§ **Description of the task**:
Starting from the top of the material, restate each line exactly until the line that contains "const yMinorTicks = [5, 15, 25, 35, 45];", which is also copied. Pictures are excluded.

────────────────

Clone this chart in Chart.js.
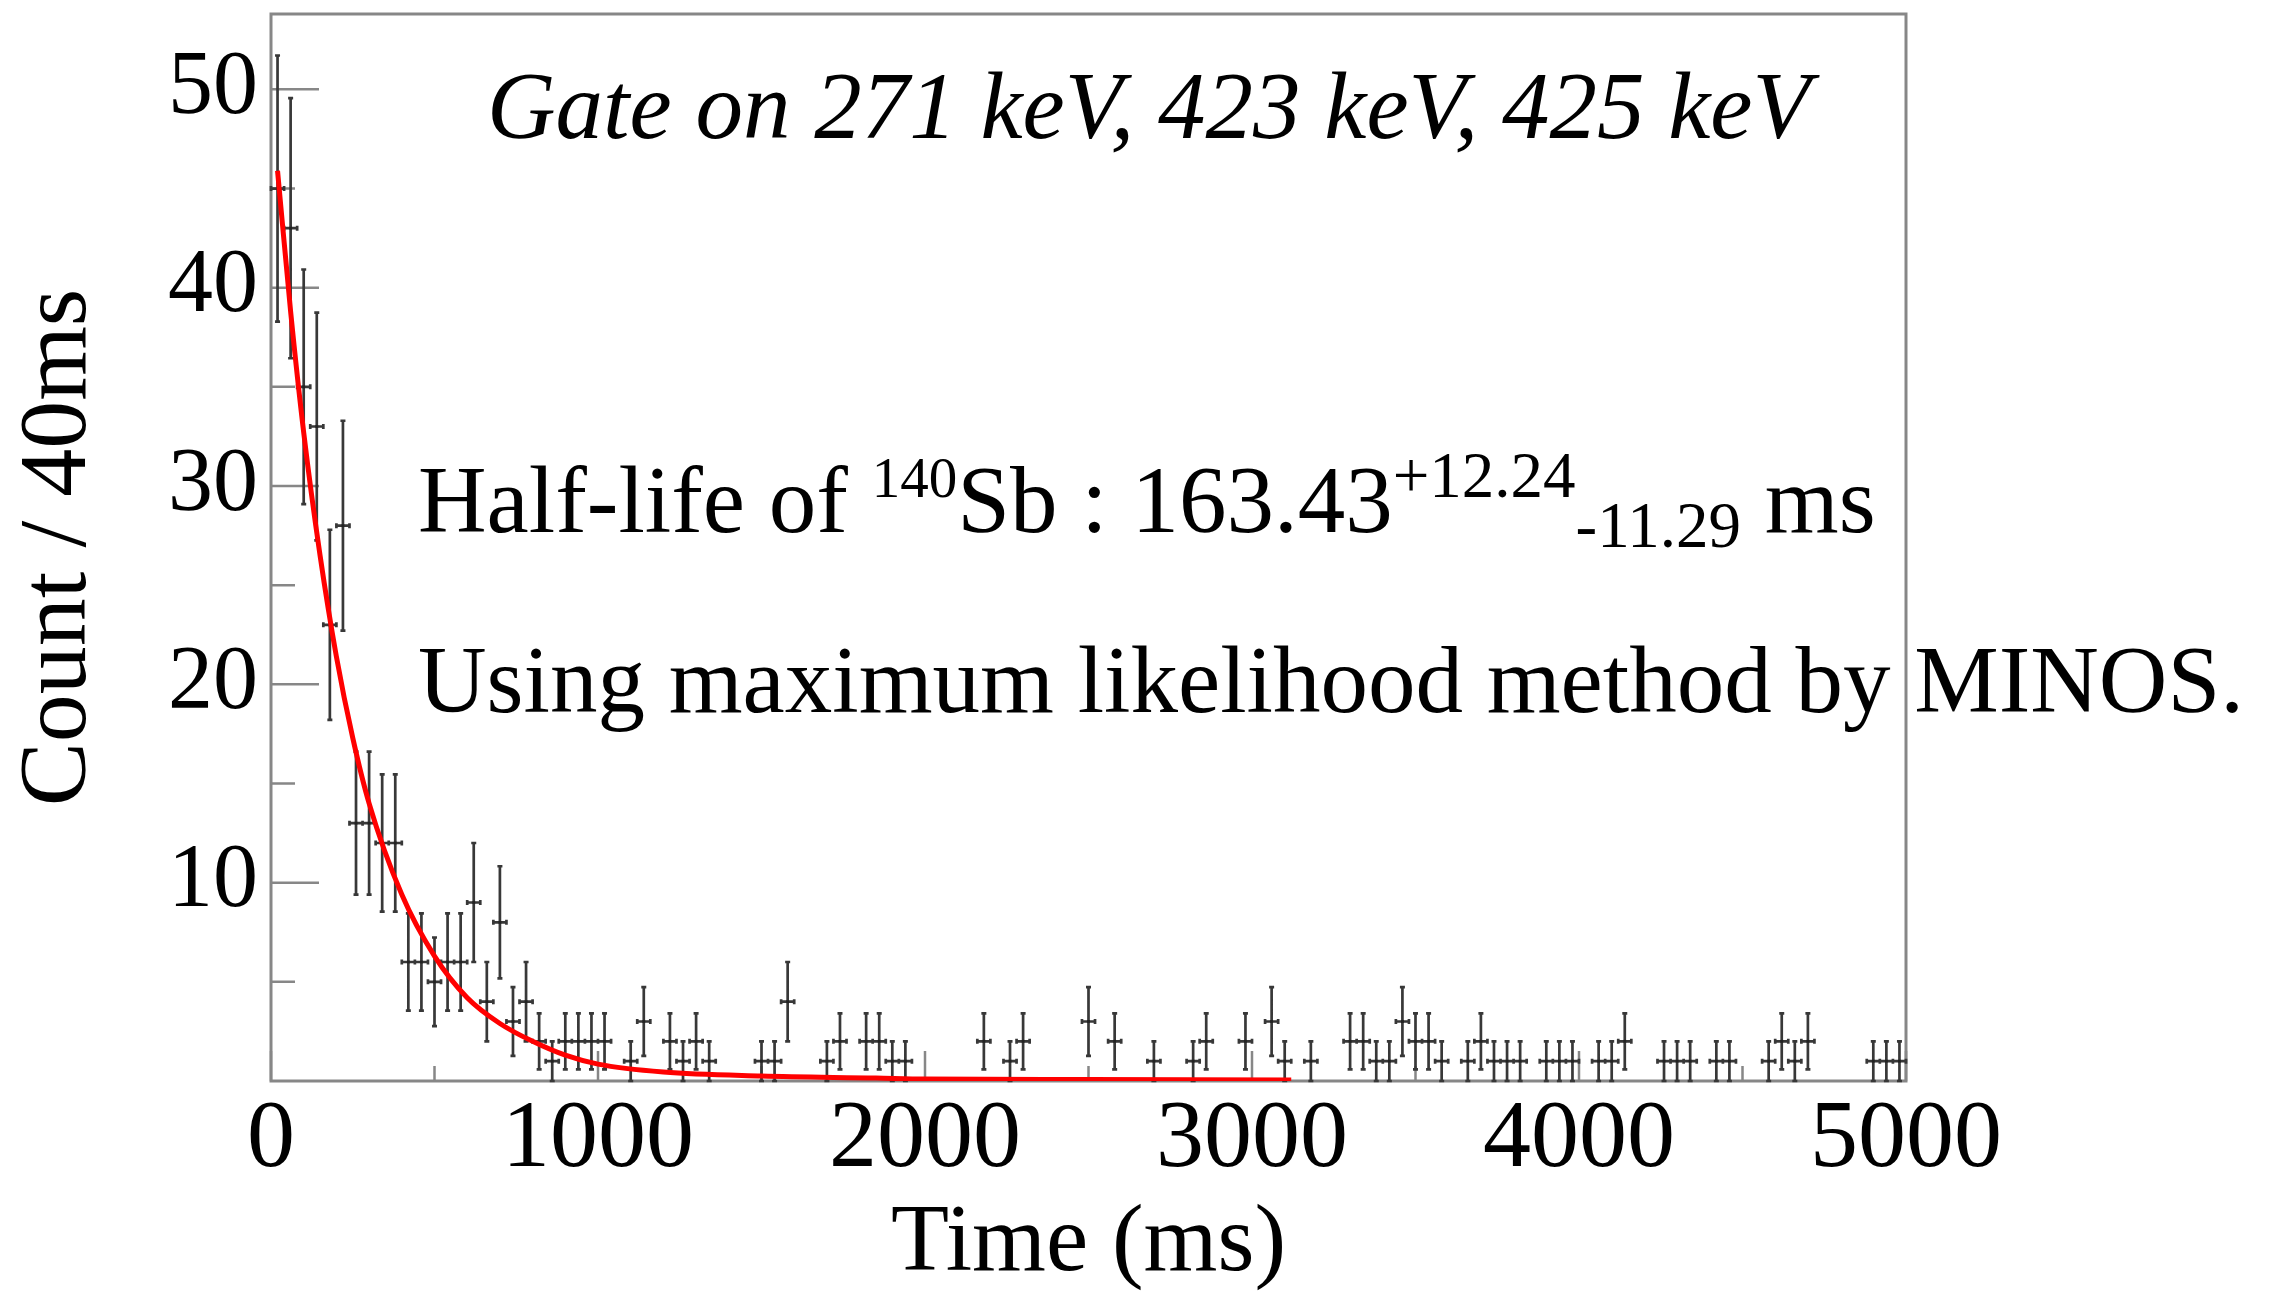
<!DOCTYPE html>
<html>
<head>
<meta charset="utf-8">
<title>140Sb half-life</title>
<script src="https://cdn.jsdelivr.net/npm/chart.js@4.4.1/dist/chart.umd.min.js"></script>
<style>
  html, body { margin: 0; padding: 0; background: #fff; }
  #wrap { width: 2285px; height: 1295px; }
</style>
</head>
<body>
<div id="wrap"><canvas id="decay" width="2285" height="1295"></canvas></div>
<script>
// counts per 40 ms bin (first bin is 0-40 ms)
const binWidth = 40;
const counts = [
  45, 43, 35, 33, 23, 28, 13, 13, 12, 12,
  6, 6, 5, 6, 6, 9, 4, 8, 3, 4,
  2, 1, 2, 2, 2, 2, 0, 1, 3, 0,
  2, 1, 2, 1, 0, 0, 0, 1, 1, 4,
  0, 0, 1, 2, 0, 2, 2, 1, 1, 0,
  0, 0, 0, 0, 2, 0, 1, 2, 0, 0,
  0, 0, 3, 0, 2, 0, 0, 1, 0, 0,
  1, 2, 0, 0, 2, 0, 3, 1, 0, 1,
  0, 0, 2, 2, 1, 1, 3, 2, 2, 1,
  0, 1, 2, 1, 1, 1, 0, 1, 1, 1,
  0, 1, 1, 2, 0, 0, 1, 1, 1, 0,
  1, 1, 0, 0, 1, 2, 1, 2, 0, 0,
  0, 0, 1, 1, 1
];

// red fit curve
const fitTime = [20, 60, 100, 150, 200, 250, 300, 400, 500, 600, 700, 800, 900, 1000, 1200, 1500, 1850, 2000, 2500, 3120];
const fitCount = [45.9, 38.8, 32.7, 26.5, 21.4, 17.3, 14.0, 9.4, 6.3, 4.2, 2.9, 2.0, 1.3, 0.85, 0.45, 0.25, 0.15, 0.1, 0.07, 0.05];

const xTicks = [0, 1000, 2000, 3000, 4000, 5000];
const xMinorTicks = [500, 1500, 2500, 3500, 4500];
const yTicks = [10, 20, 30, 40, 50];
const yMinorTicks = [5, 15, 25, 35, 45];

const gateLabel = 'Gate on 271 keV, 423 keV, 425 keV';
const halfLifeParts = [
  { text: 'Half-life of ', kind: 'main' },
  { text: '140', kind: 'sup' },
  { text: 'Sb : 163.43', kind: 'main' },
  { text: '+12.24', kind: 'sup' },
  { text: '-11.29', kind: 'sub' },
  { text: ' ms', kind: 'main' },
];
const methodLabel = 'Using maximum likelihood method by MINOS.';

const serif = 'Liberation Serif';

// empty bins are not drawn, like ROOT does
const points = counts
  .map((c, i) => ({ x: binWidth / 2 + i * binWidth, y: c }))
  .filter((p) => p.y > 0);
const fitPoints = fitTime.map((t, i) => ({ x: t, y: fitCount[i] }));

// grey ROOT frame with the tick marks pointing inwards
const frame = {
  id: 'frame',
  beforeDatasetsDraw(chart) {
    const { ctx, chartArea: a, scales: { x, y } } = chart;
    ctx.save();
    ctx.strokeStyle = '#878787';
    ctx.lineWidth = 3;
    ctx.strokeRect(a.left, a.top, a.right - a.left, a.bottom - a.top);
    ctx.lineWidth = 2.5;
    ctx.beginPath();
    yTicks.forEach((v) => {
      const py = y.getPixelForValue(v);
      ctx.moveTo(a.left, py);
      ctx.lineTo(a.left + 48, py);
    });
    yMinorTicks.forEach((v) => {
      const py = y.getPixelForValue(v);
      ctx.moveTo(a.left, py);
      ctx.lineTo(a.left + 24, py);
    });
    xTicks.forEach((v) => {
      const px = x.getPixelForValue(v);
      ctx.moveTo(px, a.bottom);
      ctx.lineTo(px, a.bottom - 30);
    });
    xMinorTicks.forEach((v) => {
      const px = x.getPixelForValue(v);
      ctx.moveTo(px, a.bottom);
      ctx.lineTo(px, a.bottom - 15);
    });
    ctx.stroke();
    ctx.restore();
  },
};

// poisson error bars (sqrt N) and bin-width bars, with small caps
const errorBars = {
  id: 'errorBars',
  beforeDatasetsDraw(chart) {
    const { ctx, scales: { x, y } } = chart;
    const cap = 2.5;
    ctx.save();
    ctx.strokeStyle = '#383838';
    ctx.lineWidth = 2.7;
    ctx.beginPath();
    chart.data.datasets[0].data.forEach((p) => {
      const err = Math.sqrt(p.y);
      const px = x.getPixelForValue(p.x);
      const x0 = x.getPixelForValue(p.x - binWidth / 2);
      const x1 = x.getPixelForValue(p.x + binWidth / 2);
      const py = y.getPixelForValue(p.y);
      const yTop = y.getPixelForValue(p.y + err);
      const yBot = y.getPixelForValue(Math.max(p.y - err, 0));
      ctx.moveTo(px, yTop);
      ctx.lineTo(px, yBot);
      ctx.moveTo(x0, py);
      ctx.lineTo(x1, py);
      ctx.moveTo(px - cap, yTop);
      ctx.lineTo(px + cap, yTop);
      ctx.moveTo(px - cap, yBot);
      ctx.lineTo(px + cap, yBot);
      ctx.moveTo(x0, py - cap);
      ctx.lineTo(x0, py + cap);
      ctx.moveTo(x1, py - cap);
      ctx.lineTo(x1, py + cap);
    });
    ctx.stroke();
    ctx.restore();
  },
};

// the text written over the plot
const annotations = {
  id: 'annotations',
  afterDraw(chart) {
    const { ctx } = chart;
    ctx.save();
    ctx.fillStyle = '#000';
    ctx.textBaseline = 'alphabetic';
    ctx.textAlign = 'left';

    ctx.font = `italic 95px "${serif}"`;
    ctx.fillText(gateLabel, 487, 138);

    let xPos = 418;
    halfLifeParts.forEach((part, i) => {
      let yPos = 532;
      if (part.kind === 'main') {
        ctx.font = `95px "${serif}"`;
      } else {
        // the isotope number is a bit smaller than the error values
        ctx.font = `${i === 1 ? 57 : 65}px "${serif}"`;
        yPos = part.kind === 'sup' ? 497 : 547;
      }
      ctx.fillText(part.text, xPos, yPos);
      xPos += ctx.measureText(part.text).width;
    });

    ctx.font = `95px "${serif}"`;
    ctx.fillText(methodLabel, 418, 712);
    ctx.restore();
  },
};

new Chart(document.getElementById('decay'), {
  type: 'scatter',
  data: {
    datasets: [
      {
        label: 'Count / 40ms',
        data: points,
        showLine: false,
        pointStyle: 'rect',
        pointRadius: 2,
        pointBackgroundColor: '#222',
        pointBorderWidth: 0,
        order: 1,
      },
      {
        label: 'fit',
        data: fitPoints,
        showLine: true,
        borderColor: '#ff0000',
        borderWidth: 5,
        pointRadius: 0,
        cubicInterpolationMode: 'monotone',
        order: 0,
      },
    ],
  },
  options: {
    responsive: false,
    devicePixelRatio: 1,
    animation: false,
    layout: { padding: { left: 0, right: 379, top: 14, bottom: 0 } },
    plugins: {
      legend: { display: false },
      tooltip: { enabled: false },
    },
    scales: {
      x: {
        type: 'linear',
        min: 0,
        max: 5000,
        afterBuildTicks: (s) => {
          s.ticks = xTicks.map((v) => ({ value: v }));
        },
        afterFit: (s) => {
          s.height = 214;
          s.paddingLeft = 0;
          s.paddingRight = 0;
        },
        grid: { display: false, drawTicks: false },
        border: { display: false },
        ticks: {
          autoSkip: false,
          maxRotation: 0,
          padding: 2,
          color: '#000',
          font: { family: serif, size: 96 },
          callback: (v) => String(v),
        },
        title: {
          display: true,
          text: 'Time (ms)',
          color: '#000',
          font: { family: serif, size: 95, lineHeight: 1.05 },
          padding: 0,
        },
      },
      y: {
        type: 'linear',
        min: 0,
        max: 53.8,
        afterBuildTicks: (s) => {
          s.ticks = yTicks.map((v) => ({ value: v }));
        },
        afterFit: (s) => {
          s.width = 271;
          s.paddingTop = 0;
          s.paddingBottom = 0;
        },
        grid: { display: false, drawTicks: false },
        border: { display: false },
        ticks: {
          autoSkip: false,
          padding: 13,
          color: '#000',
          font: { family: serif, size: 90 },
          callback: (v) => String(v),
        },
        title: {
          display: true,
          text: 'Count / 40ms',
          color: '#000',
          font: { family: serif, size: 96 },
          padding: { top: 2 },
        },
      },
    },
  },
  plugins: [frame, errorBars, annotations],
});
</script>
</body>
</html>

────────────────

§ **Task answer**:
Clone this chart in Chart.js.
<!DOCTYPE html>
<html>
<head>
<meta charset="utf-8">
<title>140Sb half-life</title>
<script src="https://cdn.jsdelivr.net/npm/chart.js@4.4.1/dist/chart.umd.min.js"></script>
<style>
  html, body { margin: 0; padding: 0; background: #fff; }
  #wrap { width: 2285px; height: 1295px; }
</style>
</head>
<body>
<div id="wrap"><canvas id="decay" width="2285" height="1295"></canvas></div>
<script>
// counts per 40 ms bin (first bin is 0-40 ms)
const binWidth = 40;
const counts = [
  45, 43, 35, 33, 23, 28, 13, 13, 12, 12,
  6, 6, 5, 6, 6, 9, 4, 8, 3, 4,
  2, 1, 2, 2, 2, 2, 0, 1, 3, 0,
  2, 1, 2, 1, 0, 0, 0, 1, 1, 4,
  0, 0, 1, 2, 0, 2, 2, 1, 1, 0,
  0, 0, 0, 0, 2, 0, 1, 2, 0, 0,
  0, 0, 3, 0, 2, 0, 0, 1, 0, 0,
  1, 2, 0, 0, 2, 0, 3, 1, 0, 1,
  0, 0, 2, 2, 1, 1, 3, 2, 2, 1,
  0, 1, 2, 1, 1, 1, 0, 1, 1, 1,
  0, 1, 1, 2, 0, 0, 1, 1, 1, 0,
  1, 1, 0, 0, 1, 2, 1, 2, 0, 0,
  0, 0, 1, 1, 1
];

// red fit curve
const fitTime = [20, 60, 100, 150, 200, 250, 300, 400, 500, 600, 700, 800, 900, 1000, 1200, 1500, 1850, 2000, 2500, 3120];
const fitCount = [45.9, 38.8, 32.7, 26.5, 21.4, 17.3, 14.0, 9.4, 6.3, 4.2, 2.9, 2.0, 1.3, 0.85, 0.45, 0.25, 0.15, 0.1, 0.07, 0.05];

const xTicks = [0, 1000, 2000, 3000, 4000, 5000];
const xMinorTicks = [500, 1500, 2500, 3500, 4500];
const yTicks = [10, 20, 30, 40, 50];
const yMinorTicks = [5, 15, 25, 35, 45];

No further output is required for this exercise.